O que podemos fazer?

O Moda Livre e o Fashion Transparency Index fazem parte das iniciativas que tentam facilitar o acesso dos consumidores a essas informações essenciais e também, direta e indiretamente, pressionar todo o mercado para a busca de mudanças concretas. “O intuito do Fashion Transparency Index é analisar não só a conduta das marcas, mas o quanto dessas informações está disponível online para seus consumidores”, destaca Eloisa. “Afinal, mais importante do que liberar essas informações é garantir que seus consumidores saibam de onde estão comprando”.

Todos os entrevistados da reportagem citaram, separadamente, a importância do trabalho em conjunto para a situação atual mude. “Nenhum aplicativo ou serviço dá conta de exibir todas as informações de todas as empresas”, aponta Carlos. As empresas e os consumidores também não conseguem investigar sozinhos: é preciso um esforço conjunto entre as esferas com inclusão do poder público.

Por parte das empresas, elas devem aproximar suas relações não apenas com os fornecedores, mas com os governos dos países nos quais estão esses terceiros, como Índia e Bangladesh. Isso permite o fortalecimento de sindicatos que pressionam as empresas internamente por melhorias. Em casos de descobertas de problemas, é preciso “cortar os fornecedores, reparar os danos e honrar as verbas trabalhistas.
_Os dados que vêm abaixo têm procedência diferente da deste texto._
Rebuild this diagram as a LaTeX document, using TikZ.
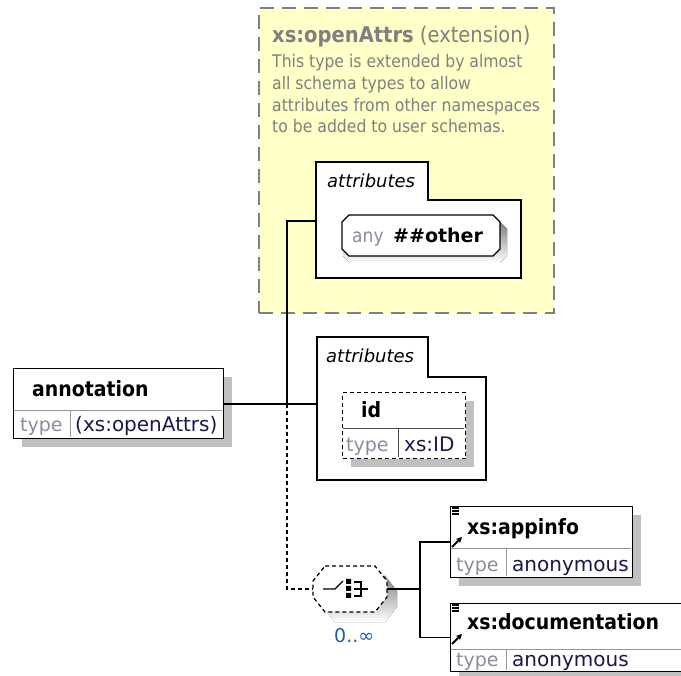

A empresa tem que ter a consciência de que é responsável sim pela cadeia produtiva, então se o fornecedor comete irregularidade, tem que se responsabilizar por ela”, afirma Carlos Barros.
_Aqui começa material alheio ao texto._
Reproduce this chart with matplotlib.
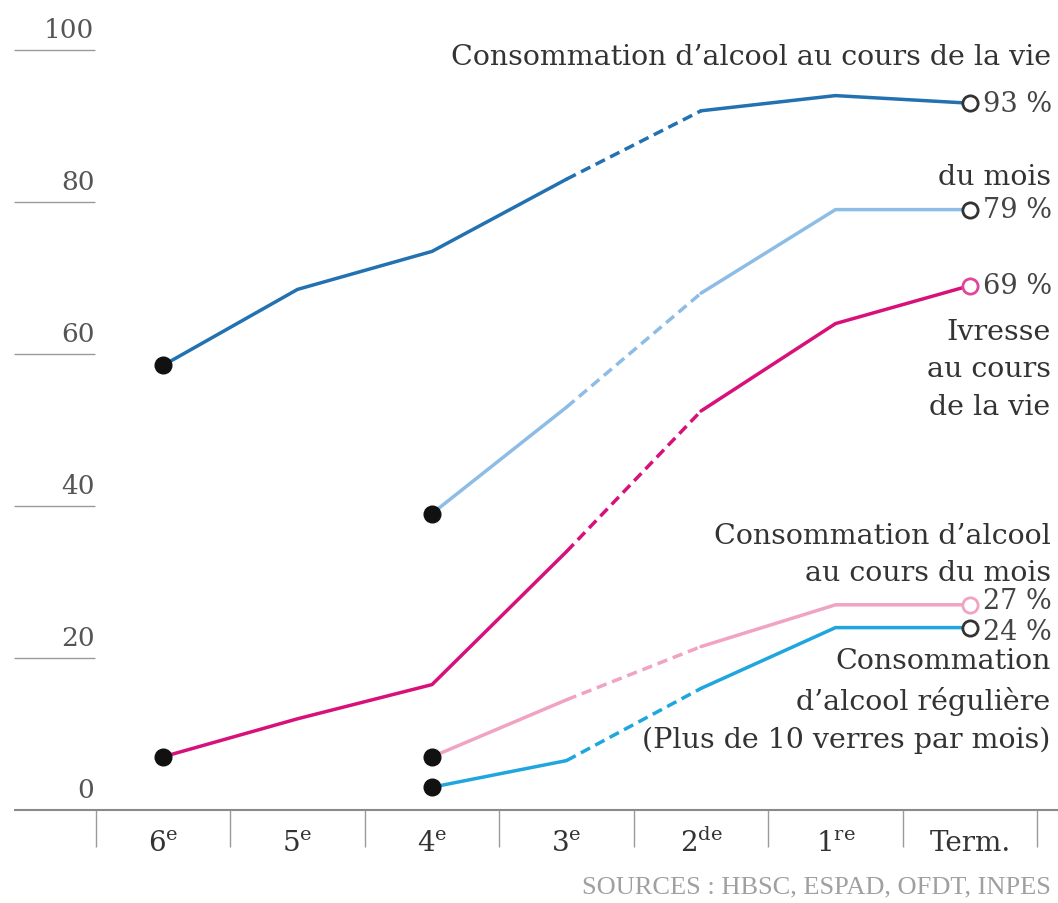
import matplotlib
matplotlib.use("Agg")
import matplotlib.pyplot as plt
import numpy as np

# --------------------------
# DONNÉES
# --------------------------

niveaux = [r"6$^{\mathrm{e}}$", r"5$^{\mathrm{e}}$", r"4$^{\mathrm{e}}$", r"3$^{\mathrm{e}}$",
           r"2$^{\mathrm{de}}$", r"1$^{\mathrm{re}}$", "Term."]
yticks = [0, 20, 40, 60, 80, 100]

vie = [58.5, 68.5, 73.5, 83, 92, 94, 93]                     # consommation au cours de la vie
mois = [np.nan, np.nan, 39, 53, 68, 79, 79]                  # consommation du mois
ivresse = [7, 12, 16.5, 34, 52.5, 64, 69]                    # ivresse au cours de la vie
mois_bis = [np.nan, np.nan, 7, 14.5, 21.5, 27, 27]           # consommation au cours du mois
reguliere = [np.nan, np.nan, 3, 6.5, 16, 24, 24]             # consommation régulière

series = [
    (vie, "#2271b1", "#333333", "93 %"),
    (mois, "#8dbde6", "#333333", "79 %"),
    (ivresse, "#d8107a", "#e0479a", "69 %"),
    (mois_bis, "#f0a3c3", "#f0a3c3", "27 %"),
    (reguliere, "#1fa6de", "#333333", "24 %"),
]

# --------------------------
# FIGURE
# --------------------------

plt.rcParams["mathtext.fontset"] = "dejavuserif"
plt.rcParams["font.family"] = ["DejaVu Serif"]

fig = plt.figure(figsize=(10.58, 9.04), dpi=100)
ax = fig.add_axes([0, 0, 1, 1])
ax.axis("off")

# pixel -> données : x = 163 + 134.5*i, y = 811 - 7.6*v
ax.set_xlim(-163 / 134.5, (1058 - 163) / 134.5)
ax.set_ylim((811 - 904) / 7.6, 811 / 7.6)

x = np.arange(len(niveaux))

# grille courte à gauche + axe
ax.hlines(yticks[1:], -1.108, -0.506, color="#9a9a9a", lw=1)
ax.hlines(0, -1.108, 6.7, color="#8a8a8a", lw=1.5)
ax.vlines(np.arange(len(niveaux) + 1) - 0.5, -4.9, 0, color="#9a9a9a", lw=1)
for t in yticks:
    ax.text(-0.51, t + 1.0, str(t), ha="right", va="bottom", fontsize=19, color="#555555")
for i, lab in enumerate(niveaux):
    ax.text(i, -4.3, lab, ha="center", va="center", fontsize=20, color="#333333")

# courbes : plein sauf entre 3e et 2de (pointillé)
for vals, col, edge, lab in series:
    v = np.array(vals, dtype=float)
    ax.plot(x[:4], v[:4], color=col, lw=2.5, solid_capstyle="round", zorder=2)
    ax.plot(x[3:5], v[3:5], color=col, lw=2.5, ls=(0, (3, 1.7)), zorder=2)
    ax.plot(x[4:], v[4:], color=col, lw=2.5, solid_capstyle="round", zorder=2)
    debut = np.where(~np.isnan(v))[0][0]
    ax.plot(x[debut], v[debut], "o", color="#111111", ms=12, zorder=3)
    ax.plot(x[-1], v[-1], "o", mfc="white", mec=edge, mew=2, ms=11, zorder=3)

# étiquettes des valeurs finales
pk = dict(ha="left", va="center", fontsize=19.5, color="#444444")
ax.text(6.1, 93, "93 %", **pk)
ax.text(6.1, 79, "79 %", **pk)
ax.text(6.1, 69, "69 %", **pk)
ax.text(6.1, 27.6, "27 %", **pk)
ax.text(6.1, 23.5, "24 %", **pk)

xr = 6.6
kw = dict(ha="right", fontsize=20.5, color="#333333", linespacing=1.5)
ax.text(xr, 99.2, "Consommation d\u2019alcool au cours de la vie", va="center", **kw)
ax.text(xr, 83.4, "du mois", va="center", **kw)
ax.text(xr, 64.8, "Ivresse\nau cours\nde la vie", va="top", **kw)
ax.text(xr, 37.9, "Consommation d\u2019alcool\nau cours du mois", va="top", **kw)
ax.text(xr, 21.4, "Consommation\nd\u2019alcool régulière\n(Plus de 10 verres par mois)", va="top", **kw)

ax.text(xr, -10.1, "SOURCES : HBSC, ESPAD, OFDT, INPES", ha="right", va="center",
        fontsize=19, color="#a0a0a0", family=["Liberation Serif"])

fig.savefig("out.png", dpi=100)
“Os consumidores, por sua vez, são responsáveis por suas escolhas de compra, por procurar saber mais sobre as marcas que consomem e questionar a origem de seus produtos. Isso faz parte de um processo de compra consciente”, destaca Eloisa Artuso. “Comprar local e de quem faz, por exemplo, já pode ser um começo. Como consumidores, precisamos começar a cobrar um diálogo mais aberto e procurar estreitar nossas relações com as marcas que consumimos.”

E para onde vamos?

Os resultados podem ser melhores do que imaginamos, não apenas para toda a cadeia da moda, mas para o mundo e o meio ambiente: “Quando o consumidor fica sabendo quem fez sua roupa, ele se conecta mais com o produto, criando laços afetivos que fazem com que ele cuide mais da peça, e assim ela dura mais, evitando o descarte prematuro e exagerado“, afirma Marina de Luca, coordenadora de comunicação do Fashion Revolution e idealizadora da lista de fornecedores Moda Limpa, que visa criar conexões entre fornecedores com boas práticas e o mercado.

Por lá, as marcas podem compartilhar seus fornecedores confiáveis de maneira direta. “Uma das cadastrados do site é uma cooperativa de costura baseada em economia solidária, a Pano Pra Manga, que foi inserida pela marca Jouer Couture. Após o cadastro no site, elas receberam um número considerável de contatos de novos clientes, e já fecharam alguns pedidos novos. Ou seja, estamos dando força para pequenos e, ao mesmo tempo, distribuindo melhor produções e valores”, afirma Marina.

De acordo com ela, a resistência das marcas em compartilhar a origiem seus insumos pode acabar: “Entendemos que isso é herança da cultura em que aprendemos a trabalhar, da competição e individualidade. Mas acreditamos muito que a existência do Moda Limpa pode ajudar a mudar esse pensamento e unir mais a cadeia produtiva da moda.”

Por fim, por que não aproximar literalmente produtores, empresas e consumidores? “É mais legal quando as empresas, além de passar o telefone e endereço, disponibilizam fotos, nomes, e a história das pessoas. Por exemplo a marca Euzaria, de Salvador, que vende mochilas. Nas tags, há a foto e o nome de quem costurou. Ou a marca Catarina Mina, que divide a responsabilidade de desenvolvimento, produção e venda com toda a equipe (costura e crocheteiras, marketing e os vendedores), e, assim, toda a equipe abraça o projeto e se sente parte de um time só. Isso é muito importante na relação com fornecedores.”

Reconhecer os fornecedores é reconhecer a humanidade na moda: “isso tudo nos ajuda a lembrar que a roupa não nasceu da prateleira, e sim passou por várias mãos humanas até chegar à loja”, finaliza Marina.